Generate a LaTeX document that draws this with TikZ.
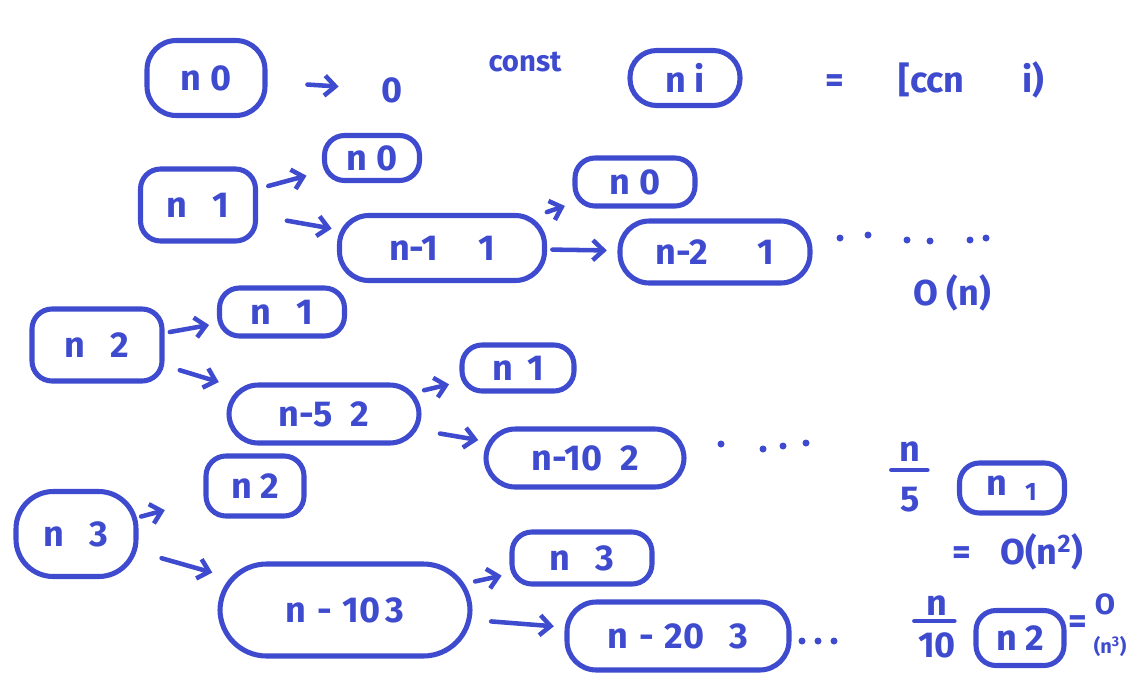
\documentclass[tikz,border=0pt]{standalone}
\usepackage{fontspec}
\setmainfont{Fira Sans}
\usetikzlibrary{arrows.meta}
\definecolor{ink}{HTML}{3F4BCF}
\begin{document}
\begin{tikzpicture}[x=0.75pt,y=-0.75pt,
  every node/.style={text=ink},
  box/.style 2 args={draw=ink, line width=3.8pt, rounded corners=15pt,
    minimum width={#1*0.75pt}, minimum height={#2*0.75pt}, inner sep=0pt,
    font=\fontsize{27}{30}\selectfont\bfseries},
  lbl/.style={font=\fontsize{27}{30}\selectfont\bfseries, inner sep=0pt},
  small/.style={font=\fontsize{22}{24}\selectfont\bfseries, inner sep=0pt},
  arr/.style={draw=ink, line width=3.4pt, line cap=round,
    -{Straight Barb[length=8pt,width=15pt,line width=3.4pt]}},
  bar/.style={draw=ink, line width=3.4pt, line cap=round},
]
\useasboundingbox (0,0) rectangle (1142,672);

% top line
\node[box={118}{75}, rounded corners=22pt] (A0) at (206,78) {n 0};
\node[lbl] (Z) at (392,90) {0};
\draw[arr, shorten <=30pt, shorten >=32pt] (A0) -- (Z);
\node[small] (C) at (525,62) {const};
\node[box={110}{55}, rounded corners=20pt] (Ai) at (685,78) {n i};
\node[lbl] (Eq) at (935,80) {=\hspace{1.5em}[ccn\hspace{1.6em}i)};

% row n 1
\node[box={115}{72}] (B) at (198,205) {n\hspace{0.7em}1};
\node[box={95}{45}] (B0) at (372,158) {n 0};
\node[box={205}{65}, rounded corners=22pt] (B1) at (442,248) {n-1\hspace{1.1em}1};
\node[box={120}{48}] (B10) at (635,182) {n 0};
\node[box={190}{62}, rounded corners=22pt] (B2) at (715,252) {n-2\hspace{1.4em}1};
\draw[arr, shorten <=8pt, shorten >=12pt] (B) -- (B0);
\draw[arr, shorten <=22pt, shorten >=4pt] (B) -- (B1);
\draw[arr, shorten <=2pt, shorten >=6pt] (B1) -- (B10);
\draw[arr, shorten <=4pt, shorten >=8pt] (B1) -- (B2);
\foreach \x/\y in {840/238, 868/235, 907/240, 930/241, 970/240, 986/238}
  \fill[ink] (\x,\y) circle (3.5);
\node[lbl] (On) at (952,293) {O (n)};

% row n 2
\node[box={130}{72}] (Cn) at (97,345) {n\hspace{0.7em}2};
\node[box={125}{48}] (C0) at (282,312) {n\hspace{0.7em}1};
\node[box={190}{58}, rounded corners=22pt] (C1) at (324,414) {n-5\hspace{0.5em}2};
\node[box={112}{46}] (C10) at (518,368) {n\hspace{0.4em}1};
\node[box={198}{58}, rounded corners=22pt] (C2) at (585,458) {n-10\hspace{0.5em}2};
\draw[arr, shorten <=4pt, shorten >=6pt] (Cn) -- (C0);
\draw[arr, shorten <=12pt, shorten >=6pt] (Cn) -- (C1);
\draw[arr, shorten <=2pt, shorten >=8pt] (C1) -- (C10);
\draw[arr, shorten <=14pt, shorten >=4pt] (C1) -- (C2);
\foreach \x/\y in {721/444, 763/449, 783/446, 806/443}
  \fill[ink] (\x,\y) circle (3.5);

% right: n/5
\node[lbl] (N5a) at (910,452) {n};
\node[lbl] (N5b) at (910,500) {5};
\draw[bar] (N5a.south west) ++(-8,8) -- ++(36,0);
\node[box={105}{50}] (R1) at (1012,488) {n\hspace{0.5em}\textsubscript{1}};
\node[lbl] (On2) at (1018,552) {=\hspace{0.8em}O(n\textsuperscript{2})};

% row n 3
\node[box={120}{85}, rounded corners=28pt] (Dn) at (76,534) {n\hspace{0.7em}3};
\node[box={98}{60}] (D0) at (255,486) {n 2};
\node[box={250}{92}, rounded corners=35pt] (D1) at (345,610) {n\hspace{0.3em}-\hspace{0.3em}10\hspace{0.15em}3};
\node[box={140}{52}] (D10) at (582,558) {n\hspace{0.7em}3};
\node[box={222}{68}, rounded corners=22pt] (D2) at (678,636) {n\hspace{0.3em}-\hspace{0.3em}20\hspace{0.7em}3};
\draw[arr, shorten <=2pt, shorten >=30pt] (Dn) -- (D0);
\draw[arr, shorten <=18pt, shorten >=4pt] (Dn) -- (D1);
\draw[arr, shorten <=2pt, shorten >=6pt] (D1) -- (D10);
\draw[arr, shorten <=14pt, shorten >=8pt] (D1) -- (D2);
\foreach \x/\y in {802/641, 818/641, 834/641}
  \fill[ink] (\x,\y) circle (3.5);

% right: n/10
\node[lbl] (N10a) at (937,606) {n};
\node[lbl] (N10b) at (937,645) {10};
\draw[bar] (N10a.south west) ++(-12,5) -- ++(40,0);
\node[box={88}{55}] (R2) at (1020,638) {n 2};
\node[lbl] (Eq3) at (1078,625) {=};
\node[small] (O3) at (1105,604) {O};
\node[small, font=\fontsize{15}{17}\selectfont\bfseries] (N3) at (1110,646) {(n\textsuperscript{3})};
\end{tikzpicture}
\end{document}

════

*Task objective*
Copy out the data above exactly, except the pictures.

*Response to this task*
Generate a LaTeX document that draws this with TikZ.
\documentclass[tikz,border=0pt]{standalone}
\usepackage{fontspec}
\setmainfont{Fira Sans}
\usetikzlibrary{arrows.meta}
\definecolor{ink}{HTML}{3F4BCF}
\begin{document}
\begin{tikzpicture}[x=0.75pt,y=-0.75pt,
  every node/.style={text=ink},
  box/.style 2 args={draw=ink, line width=3.8pt, rounded corners=15pt,
    minimum width={#1*0.75pt}, minimum height={#2*0.75pt}, inner sep=0pt,
    font=\fontsize{27}{30}\selectfont\bfseries},
  lbl/.style={font=\fontsize{27}{30}\selectfont\bfseries, inner sep=0pt},
  small/.style={font=\fontsize{22}{24}\selectfont\bfseries, inner sep=0pt},
  arr/.style={draw=ink, line width=3.4pt, line cap=round,
    -{Straight Barb[length=8pt,width=15pt,line width=3.4pt]}},
  bar/.style={draw=ink, line width=3.4pt, line cap=round},
]
\useasboundingbox (0,0) rectangle (1142,672);

% top line
\node[box={118}{75}, rounded corners=22pt] (A0) at (206,78) {n 0};
\node[lbl] (Z) at (392,90) {0};
\draw[arr, shorten <=30pt, shorten >=32pt] (A0) -- (Z);
\node[small] (C) at (525,62) {const};
\node[box={110}{55}, rounded corners=20pt] (Ai) at (685,78) {n i};
\node[lbl] (Eq) at (935,80) {=\hspace{1.5em}[ccn\hspace{1.6em}i)};

% row n 1
\node[box={115}{72}] (B) at (198,205) {n\hspace{0.7em}1};
\node[box={95}{45}] (B0) at (372,158) {n 0};
\node[box={205}{65}, rounded corners=22pt] (B1) at (442,248) {n-1\hspace{1.1em}1};
\node[box={120}{48}] (B10) at (635,182) {n 0};
\node[box={190}{62}, rounded corners=22pt] (B2) at (715,252) {n-2\hspace{1.4em}1};
\draw[arr, shorten <=8pt, shorten >=12pt] (B) -- (B0);
\draw[arr, shorten <=22pt, shorten >=4pt] (B) -- (B1);
\draw[arr, shorten <=2pt, shorten >=6pt] (B1) -- (B10);
\draw[arr, shorten <=4pt, shorten >=8pt] (B1) -- (B2);
\foreach \x/\y in {840/238, 868/235, 907/240, 930/241, 970/240, 986/238}
  \fill[ink] (\x,\y) circle (3.5);
\node[lbl] (On) at (952,293) {O (n)};

% row n 2
\node[box={130}{72}] (Cn) at (97,345) {n\hspace{0.7em}2};
\node[box={125}{48}] (C0) at (282,312) {n\hspace{0.7em}1};
\node[box={190}{58}, rounded corners=22pt] (C1) at (324,414) {n-5\hspace{0.5em}2};
\node[box={112}{46}] (C10) at (518,368) {n\hspace{0.4em}1};
\node[box={198}{58}, rounded corners=22pt] (C2) at (585,458) {n-10\hspace{0.5em}2};
\draw[arr, shorten <=4pt, shorten >=6pt] (Cn) -- (C0);
\draw[arr, shorten <=12pt, shorten >=6pt] (Cn) -- (C1);
\draw[arr, shorten <=2pt, shorten >=8pt] (C1) -- (C10);
\draw[arr, shorten <=14pt, shorten >=4pt] (C1) -- (C2);
\foreach \x/\y in {721/444, 763/449, 783/446, 806/443}
  \fill[ink] (\x,\y) circle (3.5);

% right: n/5
\node[lbl] (N5a) at (910,452) {n};
\node[lbl] (N5b) at (910,500) {5};
\draw[bar] (N5a.south west) ++(-8,8) -- ++(36,0);
\node[box={105}{50}] (R1) at (1012,488) {n\hspace{0.5em}\textsubscript{1}};
\node[lbl] (On2) at (1018,552) {=\hspace{0.8em}O(n\textsuperscript{2})};

% row n 3
\node[box={120}{85}, rounded corners=28pt] (Dn) at (76,534) {n\hspace{0.7em}3};
\node[box={98}{60}] (D0) at (255,486) {n 2};
\node[box={250}{92}, rounded corners=35pt] (D1) at (345,610) {n\hspace{0.3em}-\hspace{0.3em}10\hspace{0.15em}3};
\node[box={140}{52}] (D10) at (582,558) {n\hspace{0.7em}3};
\node[box={222}{68}, rounded corners=22pt] (D2) at (678,636) {n\hspace{0.3em}-\hspace{0.3em}20\hspace{0.7em}3};
\draw[arr, shorten <=2pt, shorten >=30pt] (Dn) -- (D0);
\draw[arr, shorten <=18pt, shorten >=4pt] (Dn) -- (D1);
\draw[arr, shorten <=2pt, shorten >=6pt] (D1) -- (D10);
\draw[arr, shorten <=14pt, shorten >=8pt] (D1) -- (D2);
\foreach \x/\y in {802/641, 818/641, 834/641}
  \fill[ink] (\x,\y) circle (3.5);

% right: n/10
\node[lbl] (N10a) at (937,606) {n};
\node[lbl] (N10b) at (937,645) {10};
\draw[bar] (N10a.south west) ++(-12,5) -- ++(40,0);
\node[box={88}{55}] (R2) at (1020,638) {n 2};
\node[lbl] (Eq3) at (1078,625) {=};
\node[small] (O3) at (1105,604) {O};
\node[small, font=\fontsize{15}{17}\selectfont\bfseries] (N3) at (1110,646) {(n\textsuperscript{3})};
\end{tikzpicture}
\end{document}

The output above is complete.